*Requirements:* Make an exact copy of all the material below, apart from the pictures.

*Data block:*
####
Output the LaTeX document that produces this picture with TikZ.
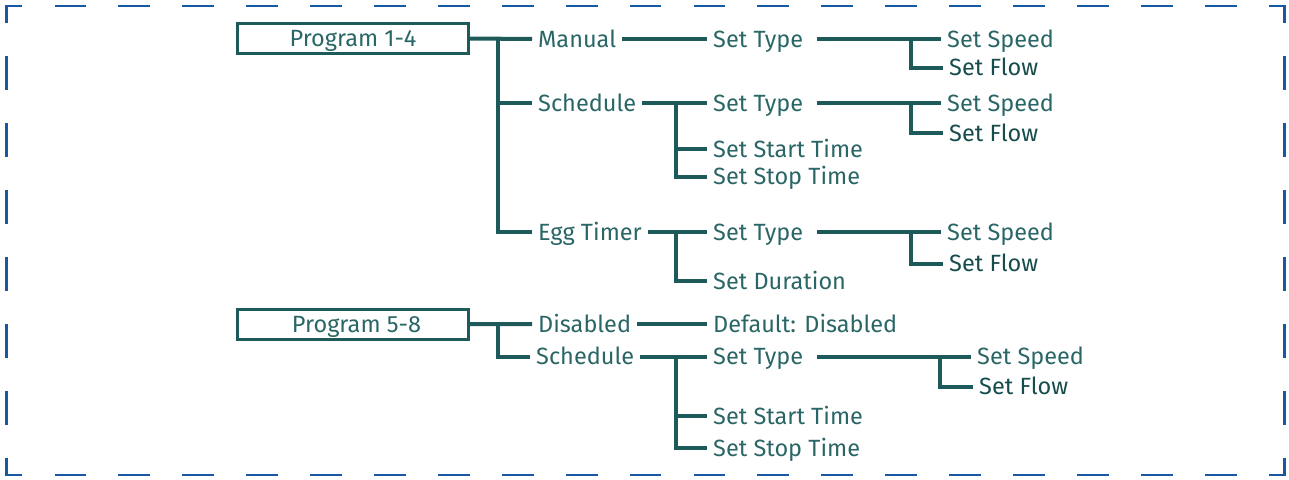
\documentclass[tikz,border=0pt]{standalone}
\usepackage{fontspec}
\setmainfont{Fira Sans}
\definecolor{linec}{RGB}{31,90,90}
\definecolor{txtc}{RGB}{42,102,102}
\definecolor{flowc}{RGB}{22,76,76}
\definecolor{bordc}{RGB}{24,88,162}
\newcommand\lblfont{\fontsize{23.5}{28}\selectfont}
\tikzset{
  conn/.style={draw=linec, line width=4pt},
  lbl/.style={anchor=west, inner xsep=6pt, inner ysep=0pt, text height=16.2pt, text depth=0pt, text=txtc, font=\lblfont},
  flowlbl/.style={lbl, text=flowc},
  progbox/.style={draw=linec, line width=3pt, minimum width=231pt, minimum height=30pt, inner sep=0pt,
     text height=16.2pt, text depth=0pt, text=txtc, font=\lblfont},
  hborder/.style={draw=bordc, line width=2.8pt, line cap=rect, dash pattern=on 29pt off 34.9pt, dash phase=14.5pt},
  vborder/.style={draw=bordc, line width=2.8pt, line cap=rect, dash pattern=on 30.6pt off 36.4pt, dash phase=15.3pt}
}
\begin{document}
\begin{tikzpicture}[x=1pt,y=-1pt]
\useasboundingbox (0,0) rectangle (1289,479);
% border
\coordinate (tl) at (6.5,6);
\coordinate (tr) at (1284.3,6);
\coordinate (bl) at (6.5,475);
\coordinate (br) at (1284.3,475);
\draw[hborder] (tl) -- (tr);
\draw[hborder] (bl) -- (br);
\draw[vborder] (tl) -- (bl);
\draw[vborder] (tr) -- (br);

% Program 1-4
\node[progbox] (p1) at (353,38.5) {Program 1-4};
\node[lbl] (man) at (532,39) {Manual};
\node[lbl] (sch1) at (532,103) {Schedule};
\node[lbl] (egg) at (532,232) {Egg Timer};

\node[lbl] (st1) at (707,39) {Set Type};
\node[lbl] (sp1) at (941,39) {Set Speed};
\node[flowlbl] (fl1) at (943,67.5) {Set Flow};

\node[lbl] (st2) at (707,103) {Set Type};
\node[lbl] (sp2) at (941,103) {Set Speed};
\node[flowlbl] (fl2) at (943,133) {Set Flow};
\node[lbl] (sta1) at (707,149) {Set Start Time};
\node[lbl] (sto1) at (707,176.5) {Set Stop Time};

\node[lbl] (st3) at (707,232) {Set Type};
\node[lbl] (sp3) at (941,232) {Set Speed};
\node[flowlbl] (fl3) at (943,263.5) {Set Flow};
\node[lbl] (dur) at (707,281) {Set Duration};

% Program 5-8
\node[progbox] (p2) at (352.5,324.2) {\hspace*{8pt}Program 5-8};
\node[lbl] (dis) at (532,324) {Disabled};
\node[lbl] (sch2) at (530,356.5) {Schedule};
\node[lbl] (def) at (707,324) {Default: Disabled};
\node[lbl] (st4) at (707,356.5) {Set Type};
\node[lbl] (sp4) at (971,356.5) {Set Speed};
\node[flowlbl] (fl4) at (973,386.7) {Set Flow};
\node[lbl] (sta2) at (707,416) {Set Start Time};
\node[lbl] (sto2) at (707,448.3) {Set Stop Time};

% junctions
\coordinate (j1) at (498,39);
\coordinate (k1) at (911,39);
\coordinate (k2) at (676,103);
\coordinate (k4) at (911,103);
\coordinate (k3) at (676,232);
\coordinate (k5) at (911,232);
\coordinate (j2) at (498,324);
\coordinate (k6) at (676,356.5);
\coordinate (k7) at (940,356.5);

% connectors program 1-4
\draw[conn] (p1.east) -- (man.west);
\draw[conn] (j1) |- (egg.west);
\draw[conn] (j1 |- sch1.west) -- (sch1.west);
\draw[conn] (man.east) -- (st1.west);
\draw[conn] ([xshift=8pt]st1.east) -- (sp1.west);
\draw[conn] (k1) |- (fl1.west);
\draw[conn] (sch1.east) -- (st2.west);
\draw[conn] (k2) |- (sto1.west);
\draw[conn] (k2 |- sta1.west) -- (sta1.west);
\draw[conn] ([xshift=8pt]st2.east) -- (sp2.west);
\draw[conn] (k4) |- (fl2.west);
\draw[conn] (egg.east) -- (st3.west);
\draw[conn] (k3) |- (dur.west);
\draw[conn] ([xshift=8pt]st3.east) -- (sp3.west);
\draw[conn] (k5) |- (fl3.west);

% connectors program 5-8
\draw[conn] (p2.east) -- (dis.west);
\draw[conn] (j2) |- (sch2.west);
\draw[conn] (dis.east) -- (def.west);
\draw[conn] (sch2.east) -- (st4.west);
\draw[conn] (k6) |- (sto2.west);
\draw[conn] (k6 |- sta2.west) -- (sta2.west);
\draw[conn] ([xshift=8pt]st4.east) -- (sp4.west);
\draw[conn] (k7) |- (fl4.west);
\end{tikzpicture}
\end{document}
####
*Task output:*
Output the LaTeX document that produces this picture with TikZ.
\documentclass[tikz,border=0pt]{standalone}
\usepackage{fontspec}
\setmainfont{Fira Sans}
\definecolor{linec}{RGB}{31,90,90}
\definecolor{txtc}{RGB}{42,102,102}
\definecolor{flowc}{RGB}{22,76,76}
\definecolor{bordc}{RGB}{24,88,162}
\newcommand\lblfont{\fontsize{23.5}{28}\selectfont}
\tikzset{
  conn/.style={draw=linec, line width=4pt},
  lbl/.style={anchor=west, inner xsep=6pt, inner ysep=0pt, text height=16.2pt, text depth=0pt, text=txtc, font=\lblfont},
  flowlbl/.style={lbl, text=flowc},
  progbox/.style={draw=linec, line width=3pt, minimum width=231pt, minimum height=30pt, inner sep=0pt,
     text height=16.2pt, text depth=0pt, text=txtc, font=\lblfont},
  hborder/.style={draw=bordc, line width=2.8pt, line cap=rect, dash pattern=on 29pt off 34.9pt, dash phase=14.5pt},
  vborder/.style={draw=bordc, line width=2.8pt, line cap=rect, dash pattern=on 30.6pt off 36.4pt, dash phase=15.3pt}
}
\begin{document}
\begin{tikzpicture}[x=1pt,y=-1pt]
\useasboundingbox (0,0) rectangle (1289,479);
% border
\coordinate (tl) at (6.5,6);
\coordinate (tr) at (1284.3,6);
\coordinate (bl) at (6.5,475);
\coordinate (br) at (1284.3,475);
\draw[hborder] (tl) -- (tr);
\draw[hborder] (bl) -- (br);
\draw[vborder] (tl) -- (bl);
\draw[vborder] (tr) -- (br);

% Program 1-4
\node[progbox] (p1) at (353,38.5) {Program 1-4};
\node[lbl] (man) at (532,39) {Manual};
\node[lbl] (sch1) at (532,103) {Schedule};
\node[lbl] (egg) at (532,232) {Egg Timer};

\node[lbl] (st1) at (707,39) {Set Type};
\node[lbl] (sp1) at (941,39) {Set Speed};
\node[flowlbl] (fl1) at (943,67.5) {Set Flow};

\node[lbl] (st2) at (707,103) {Set Type};
\node[lbl] (sp2) at (941,103) {Set Speed};
\node[flowlbl] (fl2) at (943,133) {Set Flow};
\node[lbl] (sta1) at (707,149) {Set Start Time};
\node[lbl] (sto1) at (707,176.5) {Set Stop Time};

\node[lbl] (st3) at (707,232) {Set Type};
\node[lbl] (sp3) at (941,232) {Set Speed};
\node[flowlbl] (fl3) at (943,263.5) {Set Flow};
\node[lbl] (dur) at (707,281) {Set Duration};

% Program 5-8
\node[progbox] (p2) at (352.5,324.2) {\hspace*{8pt}Program 5-8};
\node[lbl] (dis) at (532,324) {Disabled};
\node[lbl] (sch2) at (530,356.5) {Schedule};
\node[lbl] (def) at (707,324) {Default: Disabled};
\node[lbl] (st4) at (707,356.5) {Set Type};
\node[lbl] (sp4) at (971,356.5) {Set Speed};
\node[flowlbl] (fl4) at (973,386.7) {Set Flow};
\node[lbl] (sta2) at (707,416) {Set Start Time};
\node[lbl] (sto2) at (707,448.3) {Set Stop Time};

% junctions
\coordinate (j1) at (498,39);
\coordinate (k1) at (911,39);
\coordinate (k2) at (676,103);
\coordinate (k4) at (911,103);
\coordinate (k3) at (676,232);
\coordinate (k5) at (911,232);
\coordinate (j2) at (498,324);
\coordinate (k6) at (676,356.5);
\coordinate (k7) at (940,356.5);

% connectors program 1-4
\draw[conn] (p1.east) -- (man.west);
\draw[conn] (j1) |- (egg.west);
\draw[conn] (j1 |- sch1.west) -- (sch1.west);
\draw[conn] (man.east) -- (st1.west);
\draw[conn] ([xshift=8pt]st1.east) -- (sp1.west);
\draw[conn] (k1) |- (fl1.west);
\draw[conn] (sch1.east) -- (st2.west);
\draw[conn] (k2) |- (sto1.west);
\draw[conn] (k2 |- sta1.west) -- (sta1.west);
\draw[conn] ([xshift=8pt]st2.east) -- (sp2.west);
\draw[conn] (k4) |- (fl2.west);
\draw[conn] (egg.east) -- (st3.west);
\draw[conn] (k3) |- (dur.west);
\draw[conn] ([xshift=8pt]st3.east) -- (sp3.west);
\draw[conn] (k5) |- (fl3.west);

% connectors program 5-8
\draw[conn] (p2.east) -- (dis.west);
\draw[conn] (j2) |- (sch2.west);
\draw[conn] (dis.east) -- (def.west);
\draw[conn] (sch2.east) -- (st4.west);
\draw[conn] (k6) |- (sto2.west);
\draw[conn] (k6 |- sta2.west) -- (sta2.west);
\draw[conn] ([xshift=8pt]st4.east) -- (sp4.west);
\draw[conn] (k7) |- (fl4.west);
\end{tikzpicture}
\end{document}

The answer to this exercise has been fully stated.